* Required task:
The records below must be output exactly, without pictures.

Plotting code records:
[start]
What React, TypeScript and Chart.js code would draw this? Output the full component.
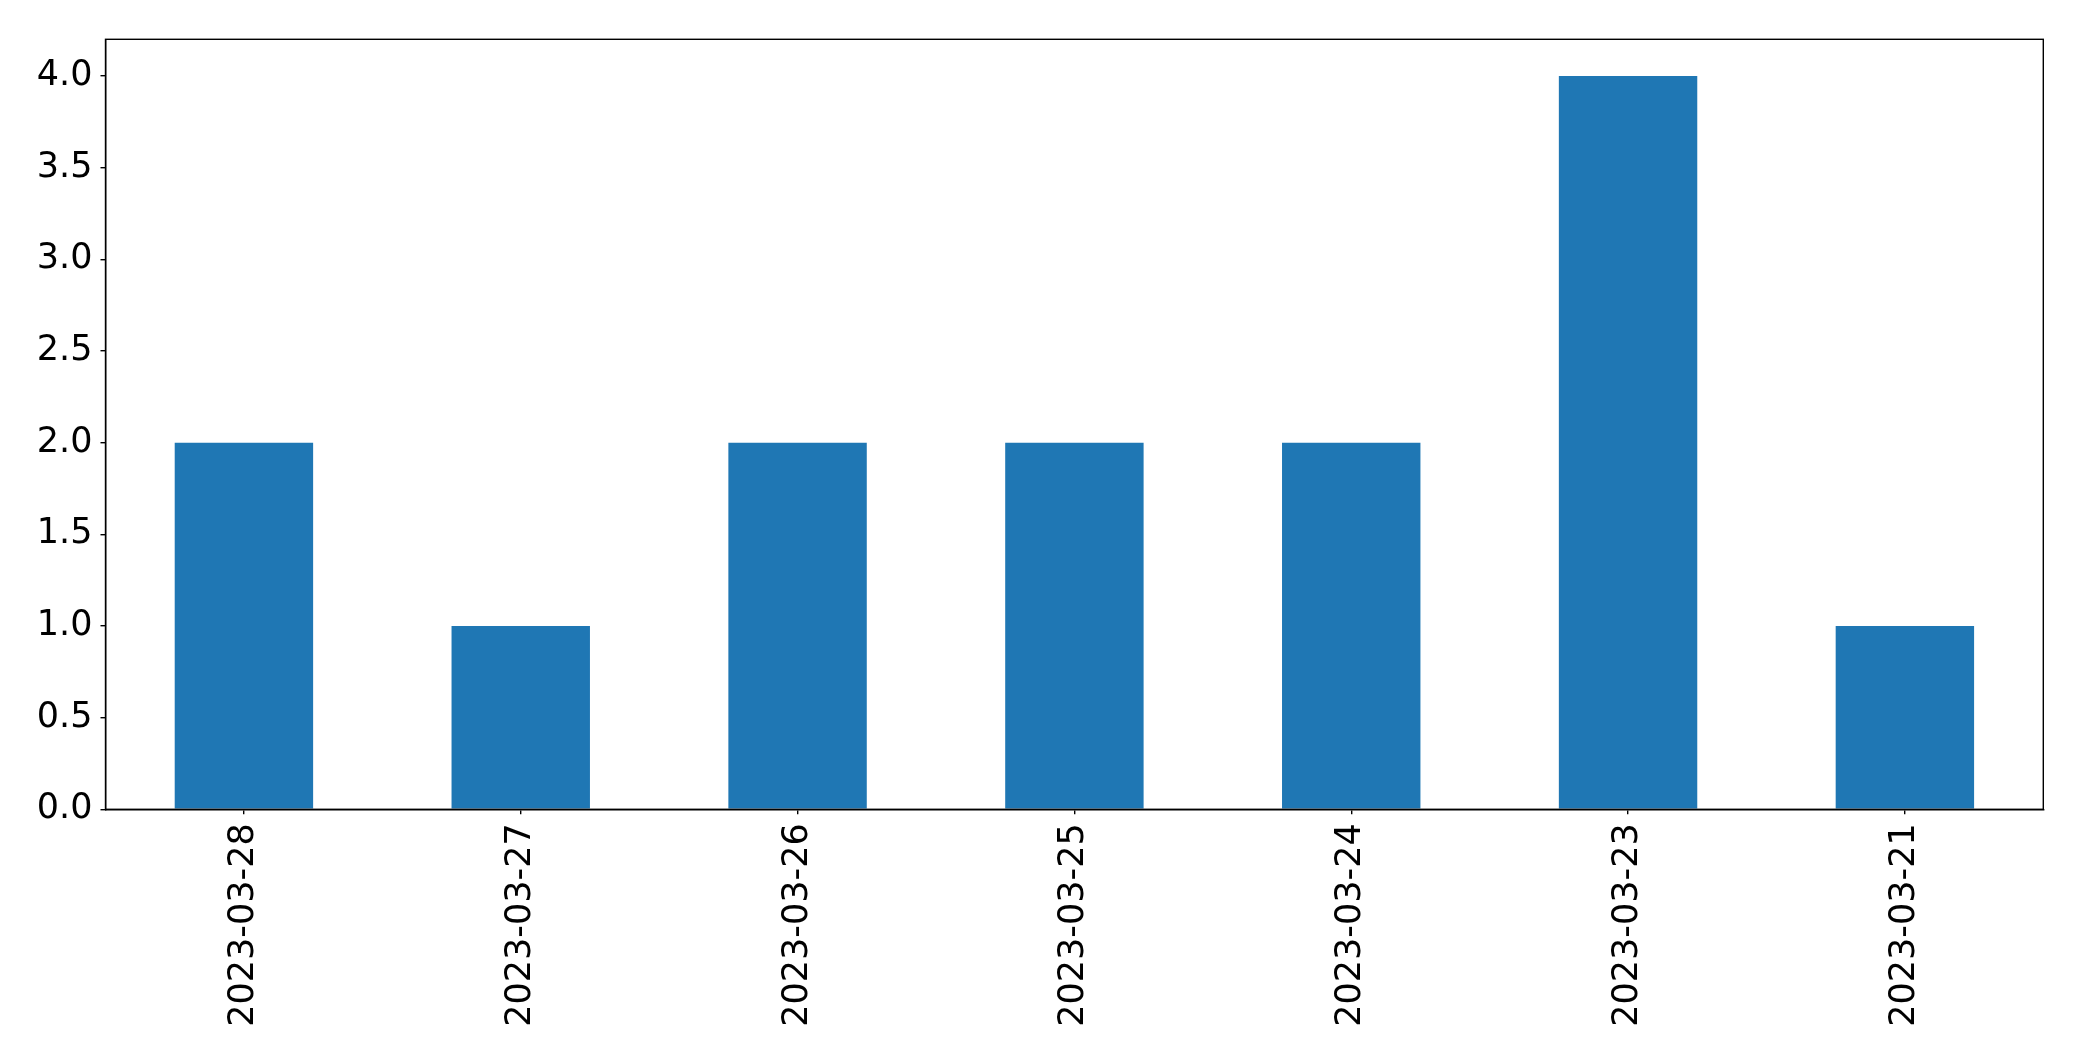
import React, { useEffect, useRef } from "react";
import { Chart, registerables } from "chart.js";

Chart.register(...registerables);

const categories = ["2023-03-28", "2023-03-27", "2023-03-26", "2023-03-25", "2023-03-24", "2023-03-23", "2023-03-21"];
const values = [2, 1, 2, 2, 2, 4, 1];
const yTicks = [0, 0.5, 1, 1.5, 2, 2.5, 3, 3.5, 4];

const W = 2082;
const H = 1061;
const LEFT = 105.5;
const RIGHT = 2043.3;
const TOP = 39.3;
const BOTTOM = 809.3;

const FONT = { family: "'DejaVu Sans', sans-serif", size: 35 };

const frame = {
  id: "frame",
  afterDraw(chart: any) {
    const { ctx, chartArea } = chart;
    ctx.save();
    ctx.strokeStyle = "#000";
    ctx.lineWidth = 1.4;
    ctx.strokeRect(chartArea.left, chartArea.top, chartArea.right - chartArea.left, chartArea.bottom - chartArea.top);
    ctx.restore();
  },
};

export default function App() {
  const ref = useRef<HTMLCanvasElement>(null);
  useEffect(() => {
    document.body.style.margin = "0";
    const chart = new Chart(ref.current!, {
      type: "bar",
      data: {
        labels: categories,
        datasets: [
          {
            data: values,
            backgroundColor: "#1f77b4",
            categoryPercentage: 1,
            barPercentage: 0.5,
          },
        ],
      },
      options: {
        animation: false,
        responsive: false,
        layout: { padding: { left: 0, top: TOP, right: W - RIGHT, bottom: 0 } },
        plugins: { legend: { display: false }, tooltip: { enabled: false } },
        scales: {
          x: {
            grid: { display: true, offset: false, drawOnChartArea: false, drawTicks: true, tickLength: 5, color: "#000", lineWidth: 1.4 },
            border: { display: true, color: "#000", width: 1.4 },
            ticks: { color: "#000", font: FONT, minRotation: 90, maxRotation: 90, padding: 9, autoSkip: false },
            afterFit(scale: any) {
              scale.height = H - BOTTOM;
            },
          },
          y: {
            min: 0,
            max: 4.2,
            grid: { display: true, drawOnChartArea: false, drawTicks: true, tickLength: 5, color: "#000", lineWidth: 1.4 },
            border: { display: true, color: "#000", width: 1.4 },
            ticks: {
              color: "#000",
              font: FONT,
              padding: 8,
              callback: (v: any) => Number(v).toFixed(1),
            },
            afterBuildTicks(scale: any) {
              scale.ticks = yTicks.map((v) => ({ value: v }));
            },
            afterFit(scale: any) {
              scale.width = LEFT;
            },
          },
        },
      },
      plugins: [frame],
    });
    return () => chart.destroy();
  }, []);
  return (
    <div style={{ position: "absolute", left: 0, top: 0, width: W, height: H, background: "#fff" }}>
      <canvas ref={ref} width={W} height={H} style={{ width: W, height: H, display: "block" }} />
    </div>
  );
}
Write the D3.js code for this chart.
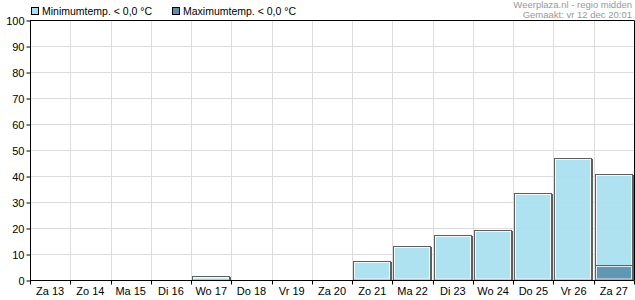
[end]
* The output:
What React, TypeScript and Chart.js code would draw this? Output the full component.
import React, { useEffect, useRef } from "react";
import { Chart, registerables } from "chart.js";

Chart.register(...registerables);

const categories = ["2023-03-28", "2023-03-27", "2023-03-26", "2023-03-25", "2023-03-24", "2023-03-23", "2023-03-21"];
const values = [2, 1, 2, 2, 2, 4, 1];
const yTicks = [0, 0.5, 1, 1.5, 2, 2.5, 3, 3.5, 4];

const W = 2082;
const H = 1061;
const LEFT = 105.5;
const RIGHT = 2043.3;
const TOP = 39.3;
const BOTTOM = 809.3;

const FONT = { family: "'DejaVu Sans', sans-serif", size: 35 };

const frame = {
  id: "frame",
  afterDraw(chart: any) {
    const { ctx, chartArea } = chart;
    ctx.save();
    ctx.strokeStyle = "#000";
    ctx.lineWidth = 1.4;
    ctx.strokeRect(chartArea.left, chartArea.top, chartArea.right - chartArea.left, chartArea.bottom - chartArea.top);
    ctx.restore();
  },
};

export default function App() {
  const ref = useRef<HTMLCanvasElement>(null);
  useEffect(() => {
    document.body.style.margin = "0";
    const chart = new Chart(ref.current!, {
      type: "bar",
      data: {
        labels: categories,
        datasets: [
          {
            data: values,
            backgroundColor: "#1f77b4",
            categoryPercentage: 1,
            barPercentage: 0.5,
          },
        ],
      },
      options: {
        animation: false,
        responsive: false,
        layout: { padding: { left: 0, top: TOP, right: W - RIGHT, bottom: 0 } },
        plugins: { legend: { display: false }, tooltip: { enabled: false } },
        scales: {
          x: {
            grid: { display: true, offset: false, drawOnChartArea: false, drawTicks: true, tickLength: 5, color: "#000", lineWidth: 1.4 },
            border: { display: true, color: "#000", width: 1.4 },
            ticks: { color: "#000", font: FONT, minRotation: 90, maxRotation: 90, padding: 9, autoSkip: false },
            afterFit(scale: any) {
              scale.height = H - BOTTOM;
            },
          },
          y: {
            min: 0,
            max: 4.2,
            grid: { display: true, drawOnChartArea: false, drawTicks: true, tickLength: 5, color: "#000", lineWidth: 1.4 },
            border: { display: true, color: "#000", width: 1.4 },
            ticks: {
              color: "#000",
              font: FONT,
              padding: 8,
              callback: (v: any) => Number(v).toFixed(1),
            },
            afterBuildTicks(scale: any) {
              scale.ticks = yTicks.map((v) => ({ value: v }));
            },
            afterFit(scale: any) {
              scale.width = LEFT;
            },
          },
        },
      },
      plugins: [frame],
    });
    return () => chart.destroy();
  }, []);
  return (
    <div style={{ position: "absolute", left: 0, top: 0, width: W, height: H, background: "#fff" }}>
      <canvas ref={ref} width={W} height={H} style={{ width: W, height: H, display: "block" }} />
    </div>
  );
}
Write the D3.js code for this chart.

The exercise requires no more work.